The U.S. House's 7th District in Arizona is held by one of the 435 elected representatives in this country.
But a special election there on Sept. 23 tilted that chamber toward yet another showdown in President Donald Trump's desperate bid to keep America from seeing the Epstein files.
U.S. Rep. Thomas Massie, a Republican from Kentucky, and U.S. Rep. Ro Khanna, a Democrat from California, have 217 signatures from House members backing their bipartisan legislation that calls for U.S. Attorney General Pam Bondi to release the Department of Justice's files on Jeffrey Epstein. The billionaire was once a bon vivant buddy for Trump before he pleaded guilty in 2008 on Florida charges of soliciting and procuring a person under 18 for prostitution.
Massie and Khanna need just one more signature on their discharge petition to force a vote in the House.
The Democratic nominee in Arizona's special election, Adelita Grijalva, prevailed as expected in her bid to win the seat held by her father, the late U.S. Rep. Raúl Grijalva, until his death in March.
She's eager to sign, telling me this in an email on Election Day: "If elected, on my very first day in Congress, I’ll sign the bipartisan discharge petition to force a vote on releasing the Epstein files. This is as much about fulfilling Congress’ duty as a constitutional check on this administration as it is about demanding justice for survivors. The days of turning a blind eye to Trump must end."
Arizona may give Congress the vote it needs to force the release of Epstein files
Daniel Butierez, the Republican nominee in Arizona's special election, also had pledged to sign the petition if he were elected.
So Massie and Khanna would have gotten to 218 signatures either way. And that's a new headache for House Speaker Mike Johnson, the Louisiana Republican who has done everything in his power – following every order Trump gives him – to shut down real congressional scrutiny for the Epstein files.
Remember when Johnson shut down the House early on July 22 for a six-week summer recess to get his story straight on why he and Trump were attempting to stifle calls to release the Epstein files?
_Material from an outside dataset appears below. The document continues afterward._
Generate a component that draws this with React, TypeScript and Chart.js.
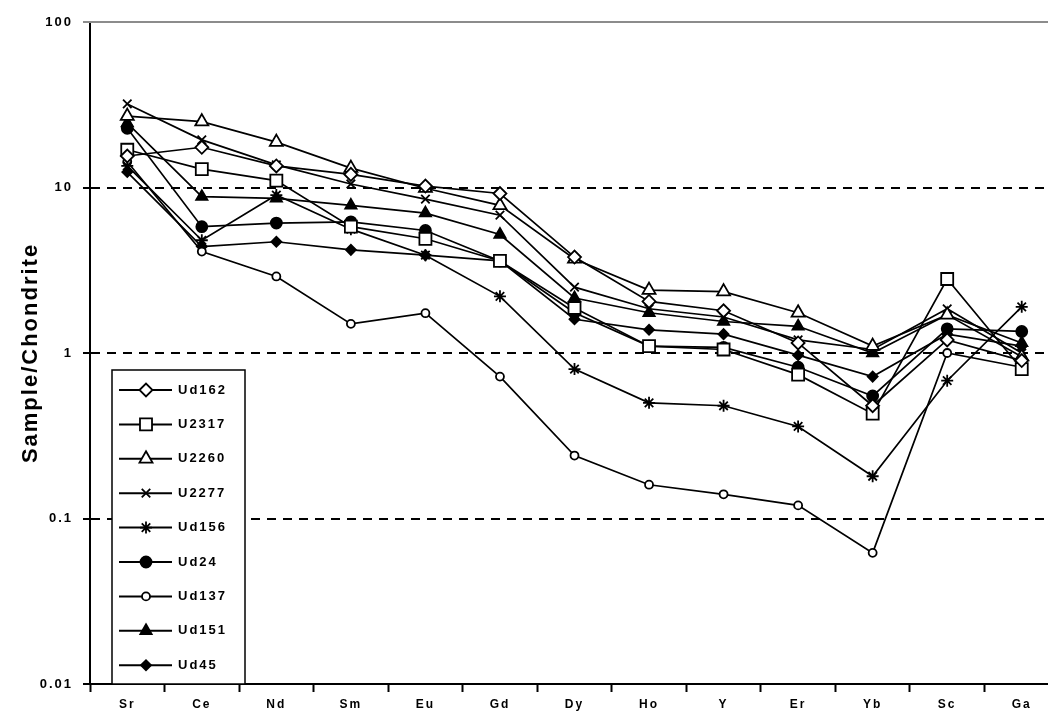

It came about the time news broke that the attorney general had told Trump in May his name was mentioned multiple times in the Department of Justice's files about Epstein.
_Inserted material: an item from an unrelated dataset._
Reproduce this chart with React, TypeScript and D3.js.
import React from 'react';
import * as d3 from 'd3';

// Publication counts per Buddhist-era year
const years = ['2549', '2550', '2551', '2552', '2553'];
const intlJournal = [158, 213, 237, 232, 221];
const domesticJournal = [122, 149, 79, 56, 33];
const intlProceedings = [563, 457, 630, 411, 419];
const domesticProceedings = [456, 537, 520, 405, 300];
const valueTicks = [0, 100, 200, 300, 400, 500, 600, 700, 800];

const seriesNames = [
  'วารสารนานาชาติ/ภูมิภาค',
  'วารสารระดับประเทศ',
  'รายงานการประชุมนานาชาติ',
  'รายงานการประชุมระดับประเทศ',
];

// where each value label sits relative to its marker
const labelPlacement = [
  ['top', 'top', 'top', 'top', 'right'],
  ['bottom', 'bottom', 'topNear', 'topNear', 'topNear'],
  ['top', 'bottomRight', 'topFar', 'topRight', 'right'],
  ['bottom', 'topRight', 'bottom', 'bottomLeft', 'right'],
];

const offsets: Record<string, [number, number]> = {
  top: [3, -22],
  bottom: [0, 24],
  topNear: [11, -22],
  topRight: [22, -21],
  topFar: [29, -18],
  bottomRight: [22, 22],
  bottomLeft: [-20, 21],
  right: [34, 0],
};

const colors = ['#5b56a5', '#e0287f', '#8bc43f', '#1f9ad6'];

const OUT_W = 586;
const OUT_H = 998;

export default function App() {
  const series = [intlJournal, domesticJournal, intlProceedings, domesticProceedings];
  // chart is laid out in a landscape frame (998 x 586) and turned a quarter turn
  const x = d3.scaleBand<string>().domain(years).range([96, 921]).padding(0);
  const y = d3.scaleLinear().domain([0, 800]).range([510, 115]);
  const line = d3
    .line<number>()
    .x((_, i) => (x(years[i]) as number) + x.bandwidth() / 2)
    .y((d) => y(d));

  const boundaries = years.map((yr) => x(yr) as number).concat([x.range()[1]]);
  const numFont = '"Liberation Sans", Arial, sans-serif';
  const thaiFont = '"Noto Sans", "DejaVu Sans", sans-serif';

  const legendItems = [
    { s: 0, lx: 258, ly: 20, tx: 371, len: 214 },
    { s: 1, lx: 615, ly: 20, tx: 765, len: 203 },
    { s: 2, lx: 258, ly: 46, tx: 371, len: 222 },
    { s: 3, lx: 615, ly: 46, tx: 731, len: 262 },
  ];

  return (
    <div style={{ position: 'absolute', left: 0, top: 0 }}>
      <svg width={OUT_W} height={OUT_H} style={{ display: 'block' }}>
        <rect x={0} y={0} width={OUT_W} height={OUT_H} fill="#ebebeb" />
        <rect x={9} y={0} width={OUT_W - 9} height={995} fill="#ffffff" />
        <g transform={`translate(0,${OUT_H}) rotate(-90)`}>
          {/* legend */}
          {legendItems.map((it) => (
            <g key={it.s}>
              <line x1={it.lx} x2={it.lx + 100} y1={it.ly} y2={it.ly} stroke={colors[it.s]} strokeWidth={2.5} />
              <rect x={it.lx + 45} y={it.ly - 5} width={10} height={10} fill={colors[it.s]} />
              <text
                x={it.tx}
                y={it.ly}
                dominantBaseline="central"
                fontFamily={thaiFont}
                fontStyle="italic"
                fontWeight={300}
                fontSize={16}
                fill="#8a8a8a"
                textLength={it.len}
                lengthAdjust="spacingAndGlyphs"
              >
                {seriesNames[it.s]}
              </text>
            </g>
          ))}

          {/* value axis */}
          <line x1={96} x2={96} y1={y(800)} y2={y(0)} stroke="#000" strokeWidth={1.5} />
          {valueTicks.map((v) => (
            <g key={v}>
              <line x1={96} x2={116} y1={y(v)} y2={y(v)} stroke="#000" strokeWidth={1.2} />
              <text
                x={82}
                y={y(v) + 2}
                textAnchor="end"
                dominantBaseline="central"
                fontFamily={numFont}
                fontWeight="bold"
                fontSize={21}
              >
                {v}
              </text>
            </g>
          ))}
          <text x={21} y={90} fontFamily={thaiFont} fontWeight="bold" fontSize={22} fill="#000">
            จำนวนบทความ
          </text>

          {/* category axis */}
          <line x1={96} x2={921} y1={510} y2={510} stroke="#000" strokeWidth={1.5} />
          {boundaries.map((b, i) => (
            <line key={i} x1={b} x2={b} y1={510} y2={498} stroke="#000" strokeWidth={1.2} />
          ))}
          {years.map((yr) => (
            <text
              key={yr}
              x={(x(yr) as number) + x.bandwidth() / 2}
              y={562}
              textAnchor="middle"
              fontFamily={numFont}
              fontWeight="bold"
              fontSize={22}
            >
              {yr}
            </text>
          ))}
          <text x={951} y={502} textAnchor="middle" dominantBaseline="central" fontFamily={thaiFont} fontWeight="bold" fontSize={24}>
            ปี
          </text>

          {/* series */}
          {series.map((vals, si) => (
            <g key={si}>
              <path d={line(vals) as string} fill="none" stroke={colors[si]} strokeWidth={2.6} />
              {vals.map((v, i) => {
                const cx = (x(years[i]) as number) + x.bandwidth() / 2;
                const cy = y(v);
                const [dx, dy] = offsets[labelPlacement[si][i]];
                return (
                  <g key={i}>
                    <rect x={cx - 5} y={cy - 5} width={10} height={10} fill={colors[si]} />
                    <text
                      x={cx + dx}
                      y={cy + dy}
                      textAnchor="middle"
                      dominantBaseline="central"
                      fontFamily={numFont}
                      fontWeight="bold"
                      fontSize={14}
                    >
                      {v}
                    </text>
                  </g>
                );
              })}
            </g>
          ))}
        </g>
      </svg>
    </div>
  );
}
Summer break is long over. And the Epstein scandal has not gone away. It even followed Trump across the Atlantic Ocean during his recent state visit to the United Kingdom.
So what does the House speaker do now to shield the president from scrutiny and whatever terrifies him in the Epstein files?
Trump can't run from his Epstein problem. But a shutdown wouldn't hurt.
Epstein, who died by suicide in federal prison in 2019 during Trump's first term while awaiting trial on sex trafficking charges, has haunted Trump's second term. And Trump deserves it.
Trump promised while running for reelection in 2024 to release the Epstein files. And then, after winning, he put a pair of Epstein files conspiracy theorists in charge at the FBI, where they have floundered and embarrassed themselves.
The Massie-Khanna petition has been sitting in the House Rules Committee for three weeks. Johnson could try to bring pressure on that committee to kill it.
But U.S. Rep. Virginia Foxx, the North Carolina Republican who chairs that committee, told Politico in a brief Sept. 2 interview that she would not squelch the petition. A week later, though, Foxx helped vote down an amendment that would have forced the House to release the Epstein files before the discharge petition had 218 signatures.
So the Epstein scandal spotlight will now shine on Foxx as we wait to see what she does.
But first, Arizona's new representative for the 7th District House seat must be sworn into office. The state will need to certify the results of the special election and send them to the Clerk of the House to set in motion the oath of office.
That could take days or weeks. In three previous special elections in 2025 for House seats – two in Florida, one in Virginia – the winners were sworn in one day after their victories.
And the winner faces an uncertain future in the House, which may be closed in a government shutdown in a week, when funding for the government expires at midnight Sept. 30.
Democratic leaders in Congress on Sept. 20 demanded a meeting with Trump to negotiate a continuing resolution to keep funding the government, after he ordered Republican leaders in Congress to box them out of that process. Trump responded that same day that he'd "love to meet with them" but didn't expect "any impact."
On Election Day in Arizona, however, Trump changed his tune completely in a 423-word meandering social media post where he laid out a lengthy and predictable list of grievances while declaring that he would not meet with Democrats.
Hmm. A government shutdown could delay the swearing in of a newly elected representative who promises to provide the final signature needed for a petition to force the House to vote on releasing the Epstein files.
Is it any wonder Trump doesn't want to negotiate with Democrats about keeping our government up and running?